What the exercise asks ::
Pull every "this" line out of the data below.

Exercise input ::
__________

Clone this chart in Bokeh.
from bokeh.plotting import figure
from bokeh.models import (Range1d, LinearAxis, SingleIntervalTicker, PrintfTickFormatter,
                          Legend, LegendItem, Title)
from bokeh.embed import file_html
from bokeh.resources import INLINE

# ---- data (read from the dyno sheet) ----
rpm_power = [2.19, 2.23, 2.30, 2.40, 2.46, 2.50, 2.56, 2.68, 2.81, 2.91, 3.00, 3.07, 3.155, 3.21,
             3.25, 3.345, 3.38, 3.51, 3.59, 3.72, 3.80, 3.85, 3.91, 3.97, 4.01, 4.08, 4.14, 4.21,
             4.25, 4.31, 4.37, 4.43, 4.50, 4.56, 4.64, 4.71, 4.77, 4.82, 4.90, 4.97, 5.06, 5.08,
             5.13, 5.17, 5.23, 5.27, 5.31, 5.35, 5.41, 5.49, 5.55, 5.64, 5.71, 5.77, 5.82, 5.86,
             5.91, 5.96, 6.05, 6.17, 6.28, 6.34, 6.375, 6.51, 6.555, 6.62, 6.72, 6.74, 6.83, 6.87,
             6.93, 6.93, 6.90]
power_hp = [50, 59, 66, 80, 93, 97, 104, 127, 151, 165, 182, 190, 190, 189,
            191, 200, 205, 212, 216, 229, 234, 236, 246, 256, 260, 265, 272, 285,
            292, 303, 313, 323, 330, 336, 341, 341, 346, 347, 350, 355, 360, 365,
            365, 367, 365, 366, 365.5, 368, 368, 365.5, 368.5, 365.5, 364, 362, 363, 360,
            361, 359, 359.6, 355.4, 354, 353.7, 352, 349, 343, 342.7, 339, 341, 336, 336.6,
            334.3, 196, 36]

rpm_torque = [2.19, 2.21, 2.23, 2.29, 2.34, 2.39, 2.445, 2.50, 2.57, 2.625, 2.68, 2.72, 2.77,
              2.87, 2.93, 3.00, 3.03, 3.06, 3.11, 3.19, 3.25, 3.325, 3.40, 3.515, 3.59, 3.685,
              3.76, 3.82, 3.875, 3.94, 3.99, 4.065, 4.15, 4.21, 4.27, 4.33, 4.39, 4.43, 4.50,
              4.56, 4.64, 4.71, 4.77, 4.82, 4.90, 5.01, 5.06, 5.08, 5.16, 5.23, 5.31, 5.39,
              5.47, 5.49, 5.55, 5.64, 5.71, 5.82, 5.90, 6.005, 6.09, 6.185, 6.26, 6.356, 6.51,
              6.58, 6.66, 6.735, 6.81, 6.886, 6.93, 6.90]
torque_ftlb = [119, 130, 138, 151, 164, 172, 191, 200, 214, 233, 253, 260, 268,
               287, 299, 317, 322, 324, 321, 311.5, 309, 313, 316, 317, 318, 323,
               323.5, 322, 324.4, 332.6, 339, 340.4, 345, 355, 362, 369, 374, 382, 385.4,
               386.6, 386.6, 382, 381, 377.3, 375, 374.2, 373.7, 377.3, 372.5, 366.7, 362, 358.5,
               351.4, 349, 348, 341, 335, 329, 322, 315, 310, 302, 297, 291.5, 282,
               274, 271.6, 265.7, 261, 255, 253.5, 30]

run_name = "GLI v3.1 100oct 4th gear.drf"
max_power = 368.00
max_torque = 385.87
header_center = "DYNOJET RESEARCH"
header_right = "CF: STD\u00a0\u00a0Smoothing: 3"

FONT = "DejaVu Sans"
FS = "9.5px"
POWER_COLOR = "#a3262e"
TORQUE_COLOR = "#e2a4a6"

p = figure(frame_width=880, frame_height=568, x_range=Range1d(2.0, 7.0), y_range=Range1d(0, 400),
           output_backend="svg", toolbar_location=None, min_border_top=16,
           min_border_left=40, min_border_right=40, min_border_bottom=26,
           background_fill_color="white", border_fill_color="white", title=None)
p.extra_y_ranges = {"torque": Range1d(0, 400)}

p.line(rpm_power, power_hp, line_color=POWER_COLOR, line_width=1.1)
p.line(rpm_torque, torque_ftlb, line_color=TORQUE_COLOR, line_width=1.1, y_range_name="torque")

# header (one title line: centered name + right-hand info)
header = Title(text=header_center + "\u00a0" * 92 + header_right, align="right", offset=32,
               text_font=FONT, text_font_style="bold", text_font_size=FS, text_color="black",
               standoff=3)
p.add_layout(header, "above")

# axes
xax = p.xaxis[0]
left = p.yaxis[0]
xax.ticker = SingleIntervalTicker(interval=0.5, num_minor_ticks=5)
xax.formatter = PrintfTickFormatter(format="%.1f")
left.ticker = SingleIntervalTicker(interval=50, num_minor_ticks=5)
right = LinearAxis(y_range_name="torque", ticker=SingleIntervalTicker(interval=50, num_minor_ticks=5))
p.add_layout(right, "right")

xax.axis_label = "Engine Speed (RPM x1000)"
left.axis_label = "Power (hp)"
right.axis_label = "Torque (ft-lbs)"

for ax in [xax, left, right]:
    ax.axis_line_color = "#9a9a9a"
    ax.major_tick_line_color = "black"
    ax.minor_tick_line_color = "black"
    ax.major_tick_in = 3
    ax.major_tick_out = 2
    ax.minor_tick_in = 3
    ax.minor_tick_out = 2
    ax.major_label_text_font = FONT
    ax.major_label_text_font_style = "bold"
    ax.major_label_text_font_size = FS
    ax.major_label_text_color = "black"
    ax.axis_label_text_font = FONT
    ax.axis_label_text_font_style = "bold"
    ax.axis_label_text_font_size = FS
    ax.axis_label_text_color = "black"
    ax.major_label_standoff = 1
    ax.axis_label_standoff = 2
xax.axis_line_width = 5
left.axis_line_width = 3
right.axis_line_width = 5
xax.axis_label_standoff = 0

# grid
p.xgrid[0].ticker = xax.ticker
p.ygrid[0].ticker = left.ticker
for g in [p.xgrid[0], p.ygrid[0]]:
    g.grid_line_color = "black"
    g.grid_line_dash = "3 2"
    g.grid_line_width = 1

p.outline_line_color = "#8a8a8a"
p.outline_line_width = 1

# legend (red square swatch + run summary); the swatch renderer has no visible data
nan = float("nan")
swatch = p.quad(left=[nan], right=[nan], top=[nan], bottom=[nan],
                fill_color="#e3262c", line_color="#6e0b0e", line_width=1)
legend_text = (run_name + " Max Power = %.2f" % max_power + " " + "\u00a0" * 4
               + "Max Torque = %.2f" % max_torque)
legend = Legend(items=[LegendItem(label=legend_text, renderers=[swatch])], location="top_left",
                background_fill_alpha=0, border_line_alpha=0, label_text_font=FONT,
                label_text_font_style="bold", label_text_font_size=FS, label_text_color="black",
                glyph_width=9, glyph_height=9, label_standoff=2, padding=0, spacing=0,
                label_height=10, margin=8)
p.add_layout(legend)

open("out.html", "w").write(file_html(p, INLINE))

__________

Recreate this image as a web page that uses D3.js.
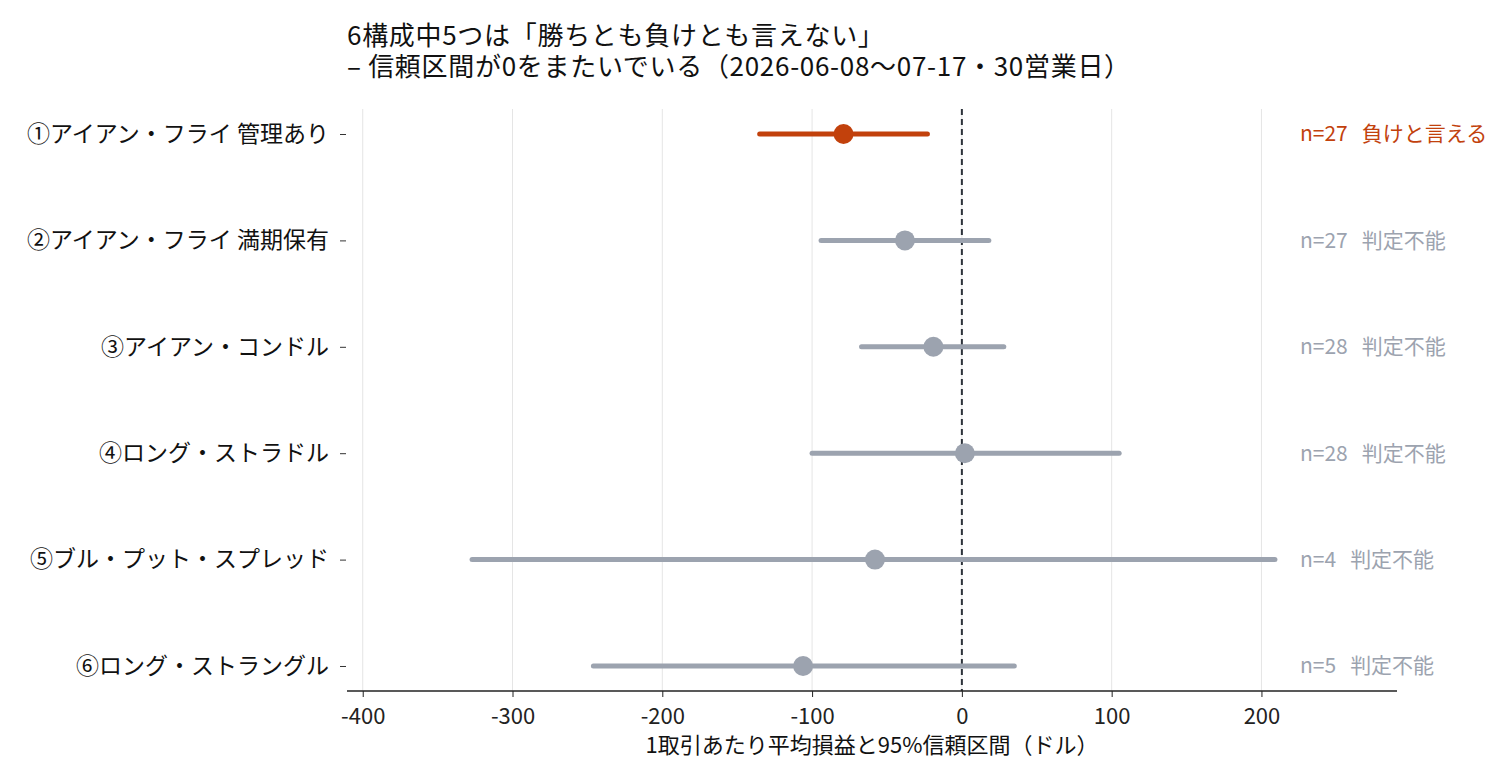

__________

Exercise output ::
Clone this chart in Bokeh.
Recreate this image as a web page that uses D3.js.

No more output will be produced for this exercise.